A quality rechargeable flashlight with a rated 500-cycle lithium-ion battery provides approximately 500 complete charge-to-discharge cycles before significant capacity degradation. If each cycle delivers 4 hours of medium-brightness illumination, the flashlight provides 2,000 hours of lighting over its battery life. To produce the same 2,000 hours of illumination from a comparable alkaline-battery flashlight, consuming one set of four AA batteries every 6 hours, requires over 1,300 AA batteries — at typical retail prices, representing a battery cost of approximately $130 to $200 depending on the brand and purchase point. The rechargeable alternative replaces this ongoing expenditure with the cost of USB electricity — a negligible amount even at high energy tariffs — representing a saving that easily covers the purchase price of a quality rechargeable flashlight within the first year of moderate use.

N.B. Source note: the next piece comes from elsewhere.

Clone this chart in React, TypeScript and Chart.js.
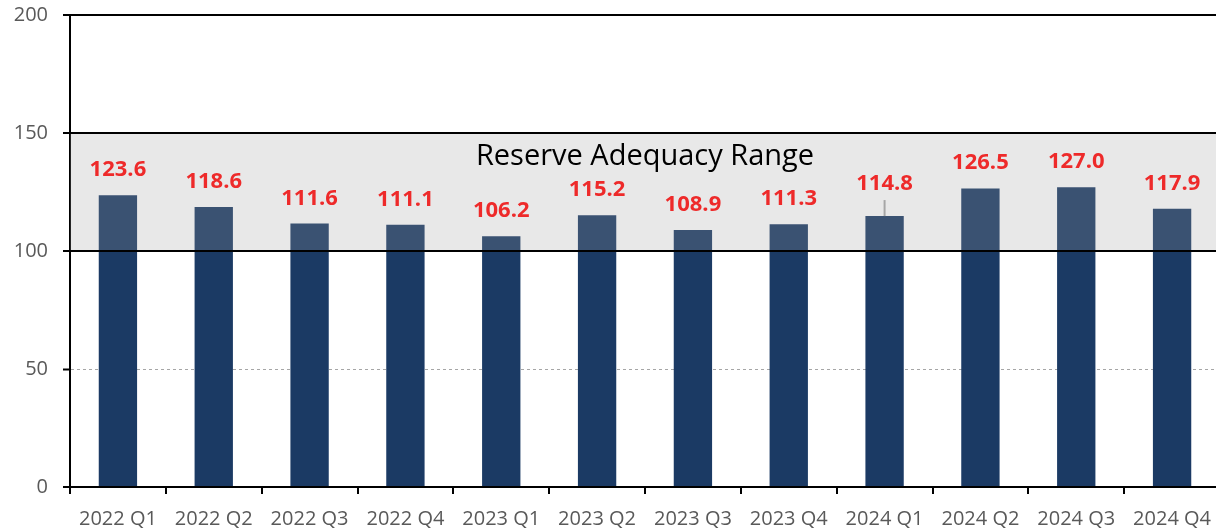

Reduced Supply Chain Carbon Footprint

The carbon footprint of producing and distributing 1,300 AA batteries is significantly higher than the footprint of producing a single rechargeable cell and charging it from the electrical grid. Battery manufacturing is energy-intensive and material-intensive, requiring the extraction and processing of zinc ore, manganese ore, and steel, and the chemical synthesis of electrolyte compounds. Distribution of individual batteries — typically shipped in small packages from distant manufacturing facilities — carries a disproportionately high logistics carbon footprint per unit of useful energy delivered. The rechargeable flashlight, charged from local grid electricity sourced increasingly from renewable generation, represents a substantially lower carbon footprint per unit of lighting energy delivered, particularly as the electrical grid continues its transition toward lower-carbon generation sources.

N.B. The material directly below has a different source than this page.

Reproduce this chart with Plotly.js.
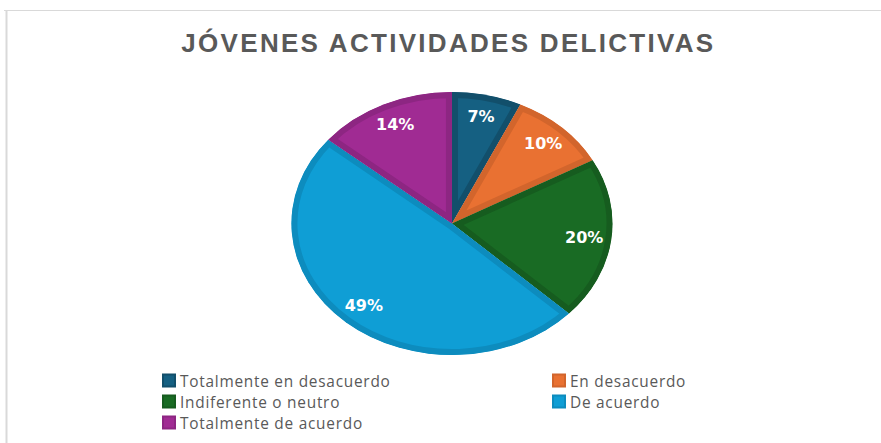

Longer Product Service Life

Rechargeable flashlights are typically engineered to higher construction standards than disposable-battery equivalents because the more demanding lithium-ion charging and discharging requirements drive manufacturers to use better electronic components and more robust physical construction. This investment in quality engineering tends to produce flashlights that last longer as products — frames, switches, and optics that remain serviceable for five or more years rather than the two to three years typical of budget battery-powered torches. A product that lasts longer also embeds less manufacturing energy and material per year of service life, further improving its environmental credential relative to more frequently replaced lower-quality alternatives.